Melihat keseharian seorang Dewi membuatku ingin merumuskan beberapa hal penting bagi kalian yang ingin membangun manajemen waktu efektif dalam hidupmu. Aku telah menjalaninya lebih dari lima tahun lamanya. Proses ini telah membawaku kepada tingkat produktifitas yang tidak pernah kucapai sebelumnya. Maka catatan berikut, adalah hal-hal penting yang perlu kalian ingat untuk membuat hidupmu lebih baik dari sebelumnya.

Mari kita mulai!

NFE8

Bagi yang tertarik, bisa melakukan pemesanan awal lewat link berikut: https://tinyurl.com/WA-BukuPPS

TAHAP PERSIAPAN

Ada hal-hal mendasar yang perlu kita ketahui sebelum memulai menata diri kita.

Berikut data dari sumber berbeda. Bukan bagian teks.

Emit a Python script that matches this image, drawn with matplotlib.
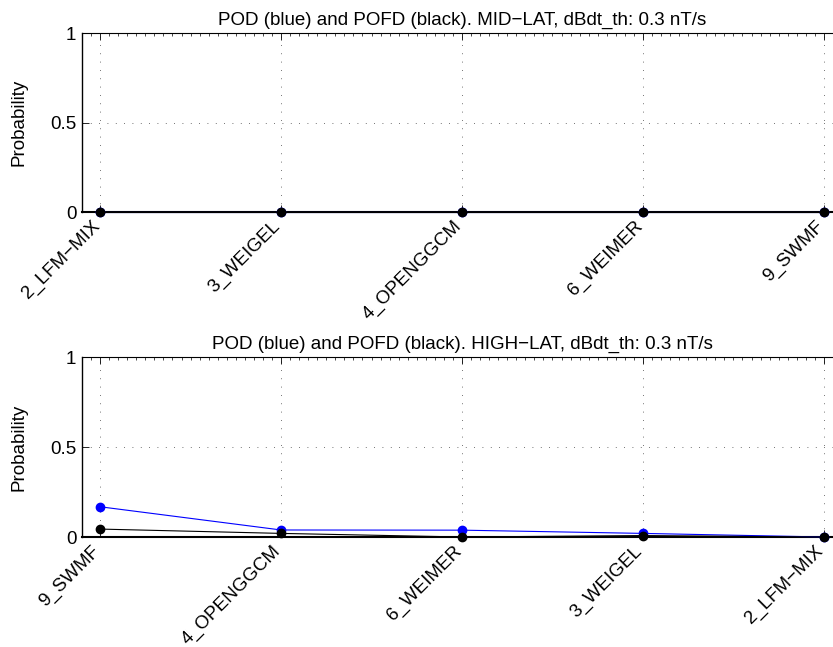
import matplotlib.pyplot as plt
import numpy as np

plt.rcParams['font.family'] = ['Liberation Sans', 'DejaVu Sans']

# top panel (MID-LAT)
mid_models = ["2_LFM\u2212MIX", "3_WEIGEL", "4_OPENGGCM", "6_WEIMER", "9_SWMF"]
mid_pod = [0.0, 0.0, 0.0, 0.0, 0.0]
mid_pofd = [0.0, 0.0, 0.0, 0.0, 0.0]

# bottom panel (HIGH-LAT)
high_models = ["9_SWMF", "4_OPENGGCM", "6_WEIMER", "3_WEIGEL", "2_LFM\u2212MIX"]
high_pod = [0.168, 0.039, 0.038, 0.02, 0.0]
high_pofd = [0.044, 0.02, 0.0, 0.008, 0.0]

titles = ["POD (blue) and POFD (black). MID\u2212LAT, dBdt_th: 0.3 nT/s",
          "POD (blue) and POFD (black). HIGH\u2212LAT, dBdt_th: 0.3 nT/s"]

fs = 13.5
fig = plt.figure(figsize=(8.33, 6.47), dpi=100)
W, H = 833.0, 647.0
# axes boxes in pixels: left, top, right, bottom (right runs past the figure edge)
boxes = [(82, 33, 842, 212), (82, 357, 842, 537)]

panels = [(mid_models, mid_pod, mid_pofd), (high_models, high_pod, high_pofd)]

for (models, pod, pofd), title, (l, t, r, b) in zip(panels, titles, boxes):
    ax = fig.add_axes([l / W, (H - b) / H, (r - l) / W, (b - t) / H])
    x = np.arange(1, len(models) + 1)
    ax.plot(x, pod, '-o', color='blue', lw=0.8, ms=6, clip_on=False, zorder=3)
    ax.plot(x, pofd, '-o', color='black', lw=0.8, ms=6, clip_on=False, zorder=4)
    ax.set_xlim(0.9, 5.1)
    ax.set_ylim(0, 1)
    ax.set_xticks(x)
    ax.set_xticklabels(models, rotation=45, ha='right', va='baseline',
                       rotation_mode='anchor', fontsize=fs)
    ax.set_yticks([0, 0.5, 1])
    ax.set_yticklabels(['0', '0.5', '1'], fontsize=fs)
    ax.set_xticks(np.arange(0.9, 5.1, 0.05), minor=True)
    ax.tick_params(axis='x', which='minor', direction='in', length=2, width=0.5,
                   top=True, bottom=False)
    ax.tick_params(axis='both', which='major', direction='in', length=5, width=0.6,
                   top=True, pad=4)
    ax.tick_params(axis='x', which='major', pad=10.5)
    ax.grid(True, which='major', linestyle=(0, (1, 9)), color='#444444', linewidth=0.6)
    ax.spines['right'].set_visible(False)
    ax.spines['left'].set_linewidth(1.0)
    ax.spines['top'].set_linewidth(0.8)
    ax.spines['bottom'].set_linewidth(1.5)
    ax.set_ylabel('Probability', fontsize=fs)
    ax.yaxis.set_label_coords(-0.072, 0.5)
    ax.set_title(title, fontsize=fs, pad=6)

fig.savefig('out.png', dpi=100)
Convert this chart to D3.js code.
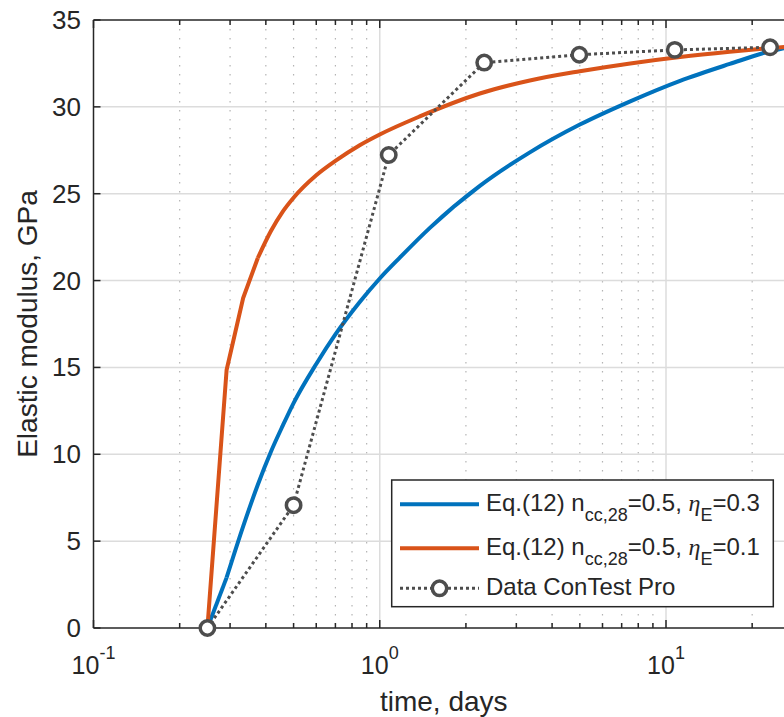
<!DOCTYPE html>
<html>
<head>
<meta charset="utf-8">
<script src="https://cdn.jsdelivr.net/npm/d3@7"></script>
<style>
html,body{margin:0;padding:0;background:#fff;}
svg{display:block;}
text{font-family:"Liberation Sans",Arial,Helvetica,sans-serif;fill:#262626;}
</style>
</head>
<body>
<svg id="chart" width="784" height="717"></svg>
<script>
// ---- data ----
const blueT = [0.25, 0.2917, 0.3333, 0.375, 0.4167, 0.4583, 0.5, 0.6, 0.7, 0.85, 1.0, 1.175, 1.5, 2.237, 3.345, 5.0, 7.5, 11.2, 16.7, 23.1, 28];
const blueV = [0, 2.9, 5.85, 8.25, 10.15, 11.65, 12.95, 15.2, 16.9, 18.75, 20.12, 21.32, 23.05, 25.45, 27.38, 28.98, 30.32, 31.5, 32.47, 33.2, 33.5];
const orangeT = [0.25, 0.2917, 0.3333, 0.375, 0.4167, 0.4583, 0.5, 0.6, 0.706, 0.851, 1.0, 1.38, 2.237, 3.345, 5.0, 7.5, 11.2, 16.7, 23.1, 28];
const orangeV = [0, 14.85, 19.0, 21.3, 22.85, 23.97, 24.77, 26.06, 26.93, 27.79, 28.41, 29.45, 30.77, 31.52, 32.05, 32.5, 32.87, 33.17, 33.38, 33.5];
const dataT = [0.25, 0.5, 1.075, 2.317, 4.98, 10.73, 23.1];
const dataV = [0, 7.07, 27.23, 32.55, 33.0, 33.28, 33.43];
const yTicks = [0, 5, 10, 15, 20, 25, 30, 35];
const xMajor = [0.1, 1, 10];
const xMinor = [0.2,0.3,0.4,0.5,0.6,0.7,0.8,0.9,2,3,4,5,6,7,8,9,20];
const xTickExp = ["-1", "0", "1"];
const legendItems = [
  {key:"blue", base:"Eq.(12) n", sub:"cc,28", mid:"=0.5, ", eta:"η", sub2:"E", tail:"=0.3"},
  {key:"orange", base:"Eq.(12) n", sub:"cc,28", mid:"=0.5, ", eta:"η", sub2:"E", tail:"=0.1"},
  {key:"data", text:"Data ConTest Pro"}
];

(function(){
const colors = {blue:"#0072BD", orange:"#D95319", data:"#4d4d4d"};
const axisColor = "#262626";

const svg = d3.select("#chart");
const pL = 93.5, pR = 794, pT = 20, pB = 628;
const x = d3.scaleLog().domain([0.1, 28]).range([pL, pR]);
const y = d3.scaleLinear().domain([0, 35]).range([pB, pT]);

// grid
const grid = svg.append("g");
grid.selectAll(".minor").data(xMinor).enter().append("line")
  .attr("x1", d=>x(d)).attr("x2", d=>x(d)).attr("y1", pT).attr("y2", pB)
  .attr("stroke", "#b4b4b4").attr("stroke-width", 1.2).attr("stroke-dasharray", "1.5,7.5");
grid.selectAll(".majx").data(xMajor.slice(1)).enter().append("line")
  .attr("x1", d=>x(d)).attr("x2", d=>x(d)).attr("y1", pT).attr("y2", pB)
  .attr("stroke", "#dcdcdc").attr("stroke-width", 1.5);
grid.selectAll(".majy").data(yTicks.slice(1, -1)).enter().append("line")
  .attr("x1", pL).attr("x2", pR).attr("y1", d=>y(d)).attr("y2", d=>y(d))
  .attr("stroke", "#dcdcdc").attr("stroke-width", 1.5);

// curves
svg.append("clipPath").attr("id","clip").append("rect")
  .attr("x", pL).attr("y", pT).attr("width", pR-pL).attr("height", pB-pT);
const plot = svg.append("g").attr("clip-path", "url(#clip)");
const smooth = d3.line().x(d=>x(d[0])).y(d=>y(d[1])).curve(d3.curveMonotoneX);
const straight = d3.line().x(d=>x(d[0])).y(d=>y(d[1]));

// early hourly samples drawn straight, rest smooth
function drawCurve(T, V, col, split) {
  const pts = d3.zip(T, V);
  const early = pts.filter(p => p[0] <= split);
  const late = pts.filter(p => p[0] >= split);
  const g = plot.append("g").attr("fill","none").attr("stroke", col).attr("stroke-width", 4)
    .attr("stroke-linejoin","round");
  g.append("path").datum(early).attr("d", straight);
  g.append("path").datum(late).attr("d", smooth);
}
drawCurve(blueT, blueV, colors.blue, 0.2917);
drawCurve(orangeT, orangeV, colors.orange, 0.375);

plot.append("path").datum(d3.zip(dataT, dataV)).attr("d", straight)
  .attr("fill","none").attr("stroke", colors.data).attr("stroke-width", 3).attr("stroke-dasharray","3,3");

// axes
const axG = svg.append("g");
function hLine(yy){ axG.append("line").attr("x1", pL).attr("x2", pR).attr("y1", yy).attr("y2", yy).attr("stroke", axisColor).attr("stroke-width", 1.5); }
function vLine(xx){ axG.append("line").attr("x1", xx).attr("x2", xx).attr("y1", pT).attr("y2", pB).attr("stroke", axisColor).attr("stroke-width", 1.5); }
hLine(pB); hLine(pT); vLine(pL); vLine(pR);

[[pB, -1],[pT, 1]].forEach(([yy, dir]) => {
  axG.selectAll(null).data(xMajor).enter().append("line")
    .attr("x1", d=>x(d)).attr("x2", d=>x(d)).attr("y1", yy).attr("y2", yy + dir*8)
    .attr("stroke", axisColor).attr("stroke-width", 1.5);
  axG.selectAll(null).data(xMinor).enter().append("line")
    .attr("x1", d=>x(d)).attr("x2", d=>x(d)).attr("y1", yy).attr("y2", yy + dir*5)
    .attr("stroke", axisColor).attr("stroke-width", 1.5);
});
axG.selectAll(null).data(yTicks).enter().append("line")
  .attr("x1", pL).attr("x2", pL + 7).attr("y1", d=>y(d)).attr("y2", d=>y(d))
  .attr("stroke", axisColor).attr("stroke-width", 1.5);
axG.selectAll(null).data(yTicks).enter().append("text")
  .attr("x", 81).attr("y", d=>y(d) + 9).attr("text-anchor","end")
  .attr("font-size", 26).text(d=>d);

xMajor.forEach((v,i) => {
  const t = axG.append("text").attr("x", x(v)).attr("y", 674).attr("text-anchor","middle").attr("font-size", 25);
  t.append("tspan").text("10");
  t.append("tspan").attr("font-size", 18).attr("dy", -15).text(xTickExp[i]);
});

svg.append("text").attr("x", (pL+pR)/2).attr("y", 711).attr("text-anchor","middle")
  .attr("font-size", 28).text("time, days");
svg.append("text").attr("transform", `translate(37,${(pT+pB)/2}) rotate(-90)`)
  .attr("text-anchor","middle").attr("font-size", 28).text("Elastic modulus, GPa");

// data markers
svg.append("g").selectAll("circle").data(d3.zip(dataT, dataV)).enter().append("circle")
  .attr("cx", d=>x(d[0])).attr("cy", d=>y(d[1])).attr("r", 7.2)
  .attr("fill","#fff").attr("stroke", colors.data).attr("stroke-width", 3.5);

// legend
const lg = svg.append("g");
lg.append("rect").attr("x", 391.7).attr("y", 480).attr("width", 381.6).attr("height", 126.7)
  .attr("fill","#fff").attr("stroke", axisColor).attr("stroke-width", 1.5);
const rowY = [504.3, 548.3, 588.3];
legendItems.forEach((it, i) => {
  const yy = rowY[i];
  if (it.key === "data") {
    lg.append("line").attr("x1", 400).attr("x2", 479).attr("y1", yy).attr("y2", yy)
      .attr("stroke", colors.data).attr("stroke-width", 3).attr("stroke-dasharray","3,3");
    lg.append("circle").attr("cx", 439.5).attr("cy", yy).attr("r", 7.2)
      .attr("fill","#fff").attr("stroke", colors.data).attr("stroke-width", 3.5);
    lg.append("text").attr("x", 486).attr("y", yy + 7).attr("font-size", 24).text(it.text);
  } else {
    lg.append("line").attr("x1", 400).attr("x2", 479).attr("y1", yy).attr("y2", yy)
      .attr("stroke", colors[it.key]).attr("stroke-width", 4);
    const t = lg.append("text").attr("x", 486).attr("y", yy + 7).attr("font-size", 24);
    t.append("tspan").text(it.base);
    t.append("tspan").attr("font-size", 18).attr("dy", 10).text(it.sub);
    t.append("tspan").attr("dy", -10).text(it.mid);
    t.append("tspan").attr("font-family", "'Liberation Serif', 'Times New Roman', serif").attr("font-style","italic").text(it.eta);
    t.append("tspan").attr("font-size", 18).attr("dy", 10).text(it.sub2);
    t.append("tspan").attr("dy", -10).text(it.tail);
  }
});
})();
</script>
</body>
</html>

Pertama: Bersihkan jiwa dari noda dan pikiran-pikiran negatif

Ini hal yang paling penting. Sebelum Anda menata diri Anda, saya sangat menyarankan untuk membersihkan semua hal negatif dari pikiran Anda. Jangan sampai ada hal-hal yang mengganggu konsentrasi Anda dalam penataan diri. Jika kita tidak berhasil membersihkan jiwa dari kemaksiatan dan pikiran-pikiran negatif maka dipastikan Anda tidak punya kesiapan diri yang matang untuk ISTIQOMAH.

Hal-hal negatif ini termasuk rasa tidak percaya diri, merasa bukan siapa-siapa, dan menumbuhkan sikap bahwa saya bukan seorang juara.

TIPS: taubat, muhasabah, dan tingkatin amalan yauminya., juga hilangkan rasa minder dan tidak sanggup

Kedua: Punyai standar amalan yaumi

Sudah tahu kan jika para sahabat Rasulullah adalah orang-orang yang paling dekat dengan Allah? Saya pribadi sangat meyakini bahwa kesuksesan seseorang berbanding lurus dengan usaha kerasnya juga ketaqwaannya kepada Allah. Catat ya: “Kesuksesan yang penuh keberkahan”. Ini sangat berbeda dengan kesuksesan tanpa kebekahan dari Allah. Banyak orang yang sukses tapi dia semakin jauh dari Allah dan semakin dekat dengan dunia. Menurut saya ini bukan kesuksesan yang penuh berkah.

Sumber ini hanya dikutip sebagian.